Growing out of a three-year pilot spearheaded by the Somali Bantu Community Organization of WNY, Providence Farm Collective (PFC) was founded in 2019 as a nonprofit farm providing farmland and food to communities in need.
As both a collective and incubator farm, PFC is the first of its kind, providing food for nine distinct—mainly immigrant, refugee, and Black—communities. Sharing a mutual interest in understanding and addressing the food insecurity needs of Western New York, Rich Products became engaged with PFC in 2020—just in time to support the collective’s need to scale.
As its initial relationship with the Somali Bantu Community developed into a broader, multicultural vision, PFC needed more funding to optimize its impact.
“We had just launched as PFC and were trying to implement new strategies while working with different communities. To be impactful, we needed to be clear and aligned in our mission, vision, and values. Strategic planning enabled us to do that.”
– Kristin Heltman-Weiss, President of Providence Farm Collective
Complicating matters, PFC and its progenitor, a farm run by the Somali Bantu Community Organization of WNY, were originally located on inarable horse land in East Aurora, NY. The resulting small crop yields, coupled with restrictions around raising meat animals, hindered the collective from achieving the results it sought.
The organization turned to Rich’s and was awarded a $10,000 grant to support strategic planning.
The grant was instrumental in creating a mission and vision for the collective, and led to the restructuring of the PFC board to better focus on empowering a farming business mindset. It also helped accelerate PFC’s search for land that would ensure its farmers’ agency by allowing them to diversify the crops and techniques they could use on land they could own.
The move to Orchard Park was transformative. Access to more arable, designated farmland gave farmers a sense of ownership and pride while allowing them to reap the rewards of their small and sustainable operation. The collective is also able to lease the land for only a dollar a year until the completion of the capital campaign, upon which they plan to open a multi-use pavilion. The pavilion will feature stations for washing and packing, a commercial kitchen for creating value-add products, and designated spaces for PFC farmers.
The change has yielded higher crop outputs, fostered the implementation of blended farming practices (from the farmers’ countries of origin and the U.S.), and bolstered support for more local sourcing and production.
The farmers themselves are also earning more than they did in previous years, as PFC has started its own market on Buffalo’s West Side, where members of the collective can sell their goods. PFC farmers also ship their produce to ethnic communities around the country, providing access to important cultural staples in places where these items are scarce.
The collaboration between Rich’s and PFC continues to grow and develop as the farm and the communities it serves expand. In early 2022, Rich’s awarded the collective a grant to be issued over the next three years, further solidifying the relationship between the two organizations.
Part of this development will be focused on the business aspects of farming. The intention is to grow the number of incubator farms the PFC operates from 12 to 16 by next year and ultimately to 20 farms by 2024.
Through strategic planning and timely initiatives, PFC continues to grow.
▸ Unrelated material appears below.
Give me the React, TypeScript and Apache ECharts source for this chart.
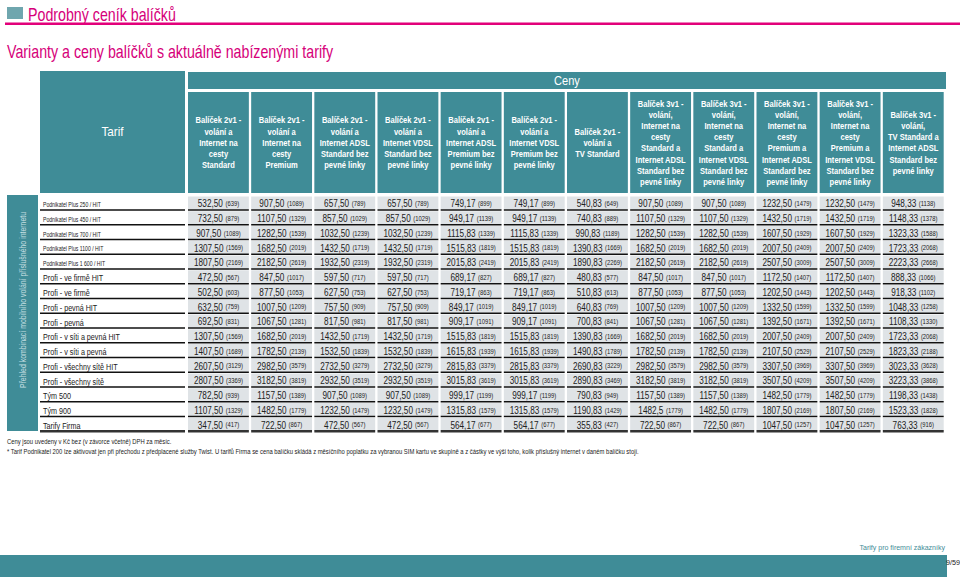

The Collective works with community partners and food pantries on both the East and West Sides of Buffalo to provide PFC-grown crops that feed individuals and families across WNY. Partners include the Community Action Organization, the Delavan Grider Community Center Farmers Market, The Salvation Army, Provisions 139 by West Side Community Services, FeedMore WNY, and Friends of Night People.
While the issue of food insecurity persists through WNY, PFC represents a locally sourced and sustainable solution. Not only is food being transported and shared with those who need it most, but with the capital campaign coming to end, PFC will be able to buy the 37 acres of land the collective currently operates on.
Ultimately, this will allow them to solidify their commitment to the environment and future generations—ensuring that the farmland is protected for years to come. and holistically meet the health and well-being needs of its farmers, its community, and the land.
“I thought about how sustainability touches upon literally everything—not just the environment or the economy but also people and systems. I think Buffalo–Niagara is a challenging region because of the entrenched poverty and segregation in our region. To me, sustainability is intertwined with equity and resiliency to make Western New York a beautiful place for us all to live in a connected community.”
— Kristin Heltman-Weiss, President of Providence Farm Collective
As new immigrant and refugee communities continue to grow across the U.S., PFC stands as a reminder that investing in equity and resilience on a community level is beneficial all around. Groups like the Somali Bantu, the Karen people, and others come with a wealth of knowledge that put them in a position to actively contribute to the greater good. Projects like the PFC empower them to do just that.